EXERCISE OBJECTIVE
Print nothing but the lines from the start of the listing below through the line that contains "const yTitle = 'Albedo';". Do not include the pictures.

(Charts and diagrams as code)
· · ·

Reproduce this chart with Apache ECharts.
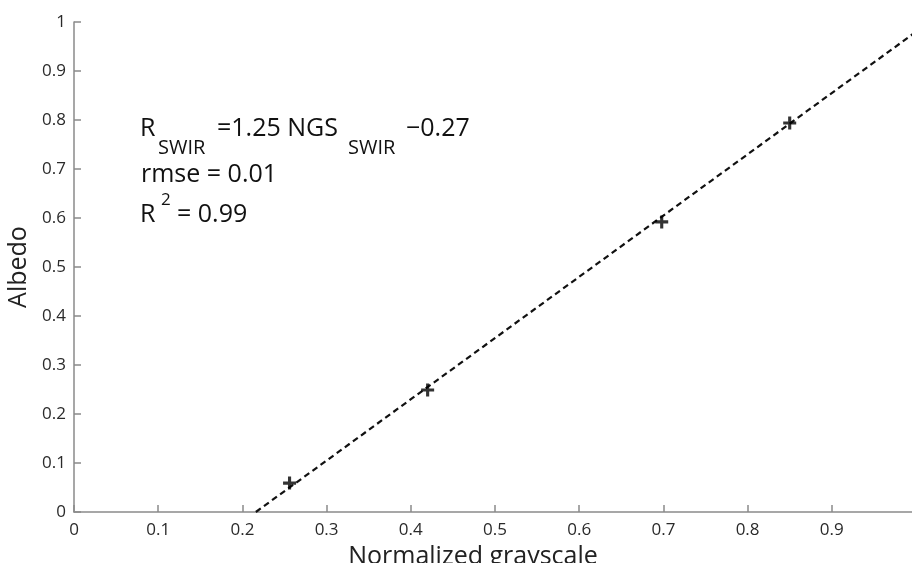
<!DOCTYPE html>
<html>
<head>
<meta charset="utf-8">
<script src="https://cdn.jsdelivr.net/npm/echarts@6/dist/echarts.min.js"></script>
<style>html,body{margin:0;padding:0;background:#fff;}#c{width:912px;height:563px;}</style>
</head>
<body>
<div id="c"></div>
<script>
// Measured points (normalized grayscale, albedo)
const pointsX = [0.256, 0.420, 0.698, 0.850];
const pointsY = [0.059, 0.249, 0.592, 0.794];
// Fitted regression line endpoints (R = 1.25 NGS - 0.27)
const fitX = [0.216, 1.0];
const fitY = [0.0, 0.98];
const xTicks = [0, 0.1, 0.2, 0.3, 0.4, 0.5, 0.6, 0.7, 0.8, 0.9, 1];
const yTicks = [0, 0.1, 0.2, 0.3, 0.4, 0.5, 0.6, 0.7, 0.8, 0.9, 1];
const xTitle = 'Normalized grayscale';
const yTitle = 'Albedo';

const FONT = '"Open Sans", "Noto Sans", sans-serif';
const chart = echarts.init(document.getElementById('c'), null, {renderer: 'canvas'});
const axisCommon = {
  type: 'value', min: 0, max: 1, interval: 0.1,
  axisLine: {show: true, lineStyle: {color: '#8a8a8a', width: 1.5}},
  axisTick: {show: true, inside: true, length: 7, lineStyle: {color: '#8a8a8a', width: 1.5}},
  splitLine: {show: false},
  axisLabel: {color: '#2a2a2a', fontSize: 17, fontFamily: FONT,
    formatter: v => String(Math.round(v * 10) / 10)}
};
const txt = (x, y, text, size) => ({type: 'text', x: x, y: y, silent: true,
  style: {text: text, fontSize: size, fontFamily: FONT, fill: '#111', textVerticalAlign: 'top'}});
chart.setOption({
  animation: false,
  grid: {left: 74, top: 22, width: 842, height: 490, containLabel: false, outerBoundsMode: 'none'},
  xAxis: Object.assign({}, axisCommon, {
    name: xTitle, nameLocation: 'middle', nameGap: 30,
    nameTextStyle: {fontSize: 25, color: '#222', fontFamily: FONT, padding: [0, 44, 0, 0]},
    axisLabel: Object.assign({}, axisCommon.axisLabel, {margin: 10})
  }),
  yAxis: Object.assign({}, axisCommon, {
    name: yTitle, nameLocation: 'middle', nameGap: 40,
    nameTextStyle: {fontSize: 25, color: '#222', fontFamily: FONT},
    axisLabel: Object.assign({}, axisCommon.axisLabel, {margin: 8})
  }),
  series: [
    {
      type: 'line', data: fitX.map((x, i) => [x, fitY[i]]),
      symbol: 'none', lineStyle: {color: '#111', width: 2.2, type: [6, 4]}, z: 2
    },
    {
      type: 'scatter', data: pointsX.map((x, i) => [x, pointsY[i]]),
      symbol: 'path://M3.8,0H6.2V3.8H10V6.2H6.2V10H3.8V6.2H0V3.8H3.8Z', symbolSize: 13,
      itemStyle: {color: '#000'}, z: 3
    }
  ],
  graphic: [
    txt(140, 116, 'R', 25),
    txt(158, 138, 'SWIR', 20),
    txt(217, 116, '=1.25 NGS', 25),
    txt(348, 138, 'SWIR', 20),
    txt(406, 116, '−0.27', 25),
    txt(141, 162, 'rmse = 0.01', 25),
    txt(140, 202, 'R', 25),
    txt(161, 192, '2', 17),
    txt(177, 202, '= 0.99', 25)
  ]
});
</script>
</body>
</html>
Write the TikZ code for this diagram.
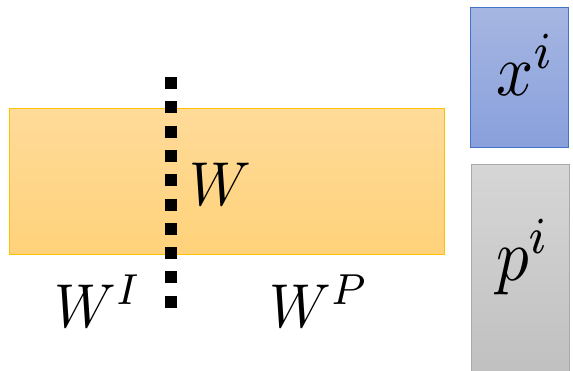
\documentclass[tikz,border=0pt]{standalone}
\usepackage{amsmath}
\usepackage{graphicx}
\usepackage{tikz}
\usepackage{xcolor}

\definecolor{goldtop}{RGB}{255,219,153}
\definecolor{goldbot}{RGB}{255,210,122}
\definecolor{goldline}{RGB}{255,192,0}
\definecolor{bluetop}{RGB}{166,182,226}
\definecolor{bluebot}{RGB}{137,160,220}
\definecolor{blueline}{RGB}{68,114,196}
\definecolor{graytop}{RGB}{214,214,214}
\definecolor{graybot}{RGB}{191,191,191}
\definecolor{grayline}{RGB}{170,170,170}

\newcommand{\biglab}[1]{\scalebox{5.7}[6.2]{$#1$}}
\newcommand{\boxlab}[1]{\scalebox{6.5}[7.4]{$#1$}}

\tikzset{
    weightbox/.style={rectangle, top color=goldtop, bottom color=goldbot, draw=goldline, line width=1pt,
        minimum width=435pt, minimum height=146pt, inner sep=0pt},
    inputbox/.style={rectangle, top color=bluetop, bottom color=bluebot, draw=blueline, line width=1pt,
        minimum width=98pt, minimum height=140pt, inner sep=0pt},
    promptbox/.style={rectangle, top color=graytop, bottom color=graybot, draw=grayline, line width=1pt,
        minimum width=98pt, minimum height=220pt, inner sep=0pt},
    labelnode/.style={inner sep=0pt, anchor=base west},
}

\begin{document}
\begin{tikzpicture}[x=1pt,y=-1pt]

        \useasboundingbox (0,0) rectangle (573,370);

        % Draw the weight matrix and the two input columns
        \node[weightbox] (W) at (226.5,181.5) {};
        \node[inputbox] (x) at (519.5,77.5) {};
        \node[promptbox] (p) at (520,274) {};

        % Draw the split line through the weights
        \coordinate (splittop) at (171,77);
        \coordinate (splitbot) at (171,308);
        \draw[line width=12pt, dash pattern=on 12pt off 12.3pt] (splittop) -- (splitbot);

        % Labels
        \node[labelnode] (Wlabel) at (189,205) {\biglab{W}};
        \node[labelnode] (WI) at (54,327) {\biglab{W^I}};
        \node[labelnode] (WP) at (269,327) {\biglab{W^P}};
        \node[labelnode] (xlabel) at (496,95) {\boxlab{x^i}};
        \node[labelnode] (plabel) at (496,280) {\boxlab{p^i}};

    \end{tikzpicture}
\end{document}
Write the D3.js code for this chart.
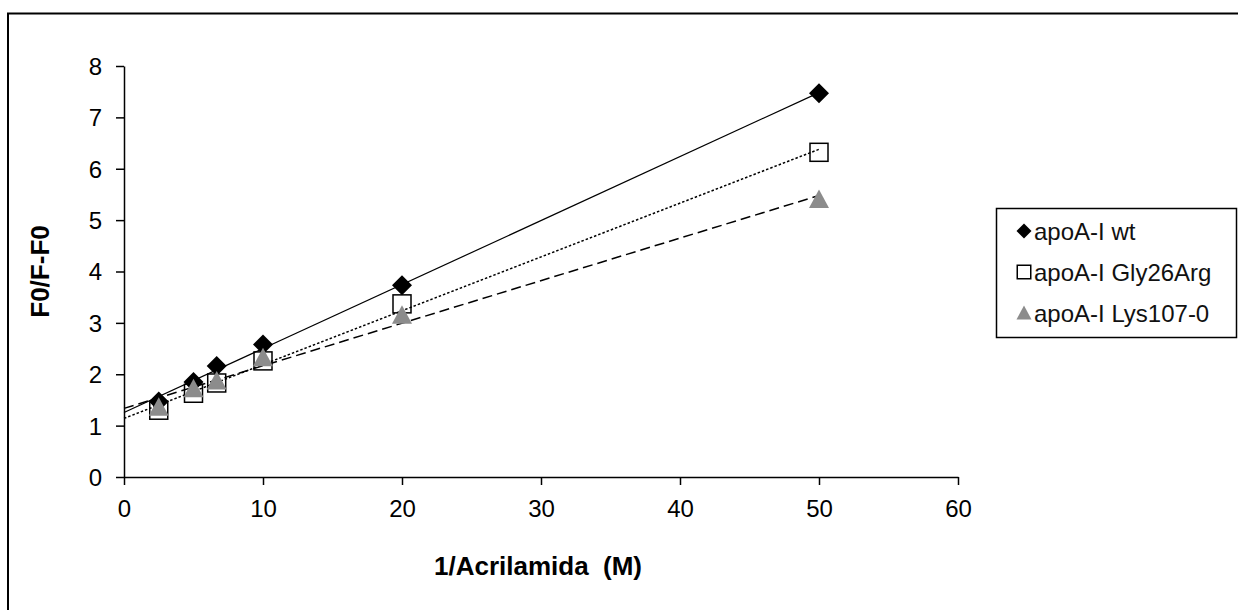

· · ·

SOLUTION BELOW
Reproduce this chart with Apache ECharts.
<!DOCTYPE html>
<html>
<head>
<meta charset="utf-8">
<script src="https://cdn.jsdelivr.net/npm/echarts@6/dist/echarts.min.js"></script>
<style>html,body{margin:0;padding:0;background:#fff;}#c{width:912px;height:563px;}</style>
</head>
<body>
<div id="c"></div>
<script>
// Measured points (normalized grayscale, albedo)
const pointsX = [0.256, 0.420, 0.698, 0.850];
const pointsY = [0.059, 0.249, 0.592, 0.794];
// Fitted regression line endpoints (R = 1.25 NGS - 0.27)
const fitX = [0.216, 1.0];
const fitY = [0.0, 0.98];
const xTicks = [0, 0.1, 0.2, 0.3, 0.4, 0.5, 0.6, 0.7, 0.8, 0.9, 1];
const yTicks = [0, 0.1, 0.2, 0.3, 0.4, 0.5, 0.6, 0.7, 0.8, 0.9, 1];
const xTitle = 'Normalized grayscale';
const yTitle = 'Albedo';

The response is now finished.